REQUIRED WORK. Leave out any picture and return the remaining listing below exactly as given.

RECORDED INFORMATION.
>>>>

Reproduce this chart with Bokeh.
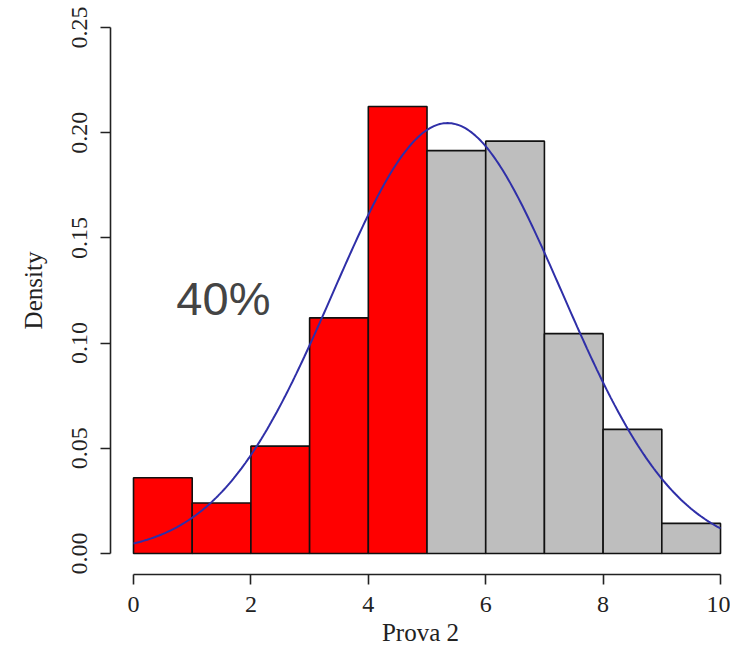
import numpy as np
from bokeh.plotting import figure
from bokeh.models import FixedTicker, Range1d
from bokeh.core.properties import value
from bokeh.embed import file_html
from bokeh.resources import INLINE

# ---- data ----
bin_left = [0, 1, 2, 3, 4, 5, 6, 7, 8, 9]
bin_right = [1, 2, 3, 4, 5, 6, 7, 8, 9, 10]
density = [0.036, 0.024, 0.051, 0.112, 0.2125, 0.1915, 0.196, 0.1045, 0.059, 0.0143]
bar_colors = ["#ff0000"] * 5 + ["#bebebe"] * 5

norm_mean = 5.35
norm_sd = 1.95

x_ticks = [0, 2, 4, 6, 8, 10]
x_tick_labels = ["0", "2", "4", "6", "8", "10"]
y_ticks = [0.0, 0.05, 0.10, 0.15, 0.20, 0.25]
y_tick_labels = ["0.00", "0.05", "0.10", "0.15", "0.20", "0.25"]

annot_x = [0.73]
annot_y = [0.121]
annot_text = ["40%"]

# ---- figure ----
p = figure(width=730, height=652, output_backend="svg", toolbar_location=None,
           x_range=Range1d(-0.392, 10.17), y_range=Range1d(-0.01, 0.26),
           min_border_left=110, min_border_right=0, min_border_top=6,
           min_border_bottom=78)
p.outline_line_color = None
p.grid.visible = False
p.background_fill_color = "white"
p.border_fill_color = "white"

p.quad(left=bin_left, right=bin_right, bottom=0, top=density,
       fill_color=bar_colors, line_color="#111111", line_width=1.6)

xs = np.linspace(min(bin_left), max(bin_right), 300)
ys = np.exp(-0.5 * ((xs - norm_mean) / norm_sd) ** 2) / (norm_sd * np.sqrt(2 * np.pi))
p.line(xs, ys, line_color="#2f2fa8", line_width=2)

p.text(x=annot_x, y=annot_y, text=annot_text, text_font=value("Liberation Sans"),
       text_font_size="47px", text_color="#444444", text_baseline="alphabetic",
       text_align="left")

serif = "Liberation Serif"

xa = p.xaxis[0]
xa.ticker = FixedTicker(ticks=x_ticks)
xa.major_label_overrides = {t: l for t, l in zip(x_ticks, x_tick_labels)}
xa.bounds = (min(x_ticks), max(x_ticks))
xa.axis_label = "Prova 2"

ya = p.yaxis[0]
ya.ticker = FixedTicker(ticks=y_ticks)
ya.major_label_overrides = {t: l for t, l in zip(y_ticks, y_tick_labels)}
ya.bounds = (min(y_ticks), max(y_ticks))
ya.axis_label = "Density"
ya.major_label_orientation = "vertical"

for ax in (xa, ya):
    ax.axis_line_color = "#222222"
    ax.axis_line_width = 1.6
    ax.major_tick_line_color = "#222222"
    ax.major_tick_line_width = 1.6
    ax.major_tick_in = 0
    ax.major_tick_out = 10
    ax.minor_tick_line_color = None
    ax.major_label_text_font = serif
    ax.major_label_text_font_size = "24px"
    ax.major_label_text_color = "#222222"
    ax.axis_label_text_font = serif
    ax.axis_label_text_font_size = "25px"
    ax.axis_label_text_font_style = "normal"
    ax.axis_label_text_color = "#222222"

xa.major_label_standoff = 12
xa.axis_label_standoff = 4
ya.major_label_standoff = 13
ya.axis_label_standoff = 23

open("out.html", "w").write(file_html(p, INLINE))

<<<<

ANSWER TO THIS TASK.
Reproduce this chart with Bokeh.
import numpy as np
from bokeh.plotting import figure
from bokeh.models import FixedTicker, Range1d
from bokeh.core.properties import value
from bokeh.embed import file_html
from bokeh.resources import INLINE

# ---- data ----
bin_left = [0, 1, 2, 3, 4, 5, 6, 7, 8, 9]
bin_right = [1, 2, 3, 4, 5, 6, 7, 8, 9, 10]
density = [0.036, 0.024, 0.051, 0.112, 0.2125, 0.1915, 0.196, 0.1045, 0.059, 0.0143]
bar_colors = ["#ff0000"] * 5 + ["#bebebe"] * 5

norm_mean = 5.35
norm_sd = 1.95

x_ticks = [0, 2, 4, 6, 8, 10]
x_tick_labels = ["0", "2", "4", "6", "8", "10"]
y_ticks = [0.0, 0.05, 0.10, 0.15, 0.20, 0.25]
y_tick_labels = ["0.00", "0.05", "0.10", "0.15", "0.20", "0.25"]

annot_x = [0.73]
annot_y = [0.121]
annot_text = ["40%"]

# ---- figure ----
p = figure(width=730, height=652, output_backend="svg", toolbar_location=None,
           x_range=Range1d(-0.392, 10.17), y_range=Range1d(-0.01, 0.26),
           min_border_left=110, min_border_right=0, min_border_top=6,
           min_border_bottom=78)
p.outline_line_color = None
p.grid.visible = False
p.background_fill_color = "white"
p.border_fill_color = "white"

p.quad(left=bin_left, right=bin_right, bottom=0, top=density,
       fill_color=bar_colors, line_color="#111111", line_width=1.6)

xs = np.linspace(min(bin_left), max(bin_right), 300)
ys = np.exp(-0.5 * ((xs - norm_mean) / norm_sd) ** 2) / (norm_sd * np.sqrt(2 * np.pi))
p.line(xs, ys, line_color="#2f2fa8", line_width=2)

p.text(x=annot_x, y=annot_y, text=annot_text, text_font=value("Liberation Sans"),
       text_font_size="47px", text_color="#444444", text_baseline="alphabetic",
       text_align="left")

serif = "Liberation Serif"

xa = p.xaxis[0]
xa.ticker = FixedTicker(ticks=x_ticks)
xa.major_label_overrides = {t: l for t, l in zip(x_ticks, x_tick_labels)}
xa.bounds = (min(x_ticks), max(x_ticks))
xa.axis_label = "Prova 2"

ya = p.yaxis[0]
ya.ticker = FixedTicker(ticks=y_ticks)
ya.major_label_overrides = {t: l for t, l in zip(y_ticks, y_tick_labels)}
ya.bounds = (min(y_ticks), max(y_ticks))
ya.axis_label = "Density"
ya.major_label_orientation = "vertical"

for ax in (xa, ya):
    ax.axis_line_color = "#222222"
    ax.axis_line_width = 1.6
    ax.major_tick_line_color = "#222222"
    ax.major_tick_line_width = 1.6
    ax.major_tick_in = 0
    ax.major_tick_out = 10
    ax.minor_tick_line_color = None
    ax.major_label_text_font = serif
    ax.major_label_text_font_size = "24px"
    ax.major_label_text_color = "#222222"
    ax.axis_label_text_font = serif
    ax.axis_label_text_font_size = "25px"
    ax.axis_label_text_font_style = "normal"
    ax.axis_label_text_color = "#222222"

xa.major_label_standoff = 12
xa.axis_label_standoff = 4
ya.major_label_standoff = 13
ya.axis_label_standoff = 23

open("out.html", "w").write(file_html(p, INLINE))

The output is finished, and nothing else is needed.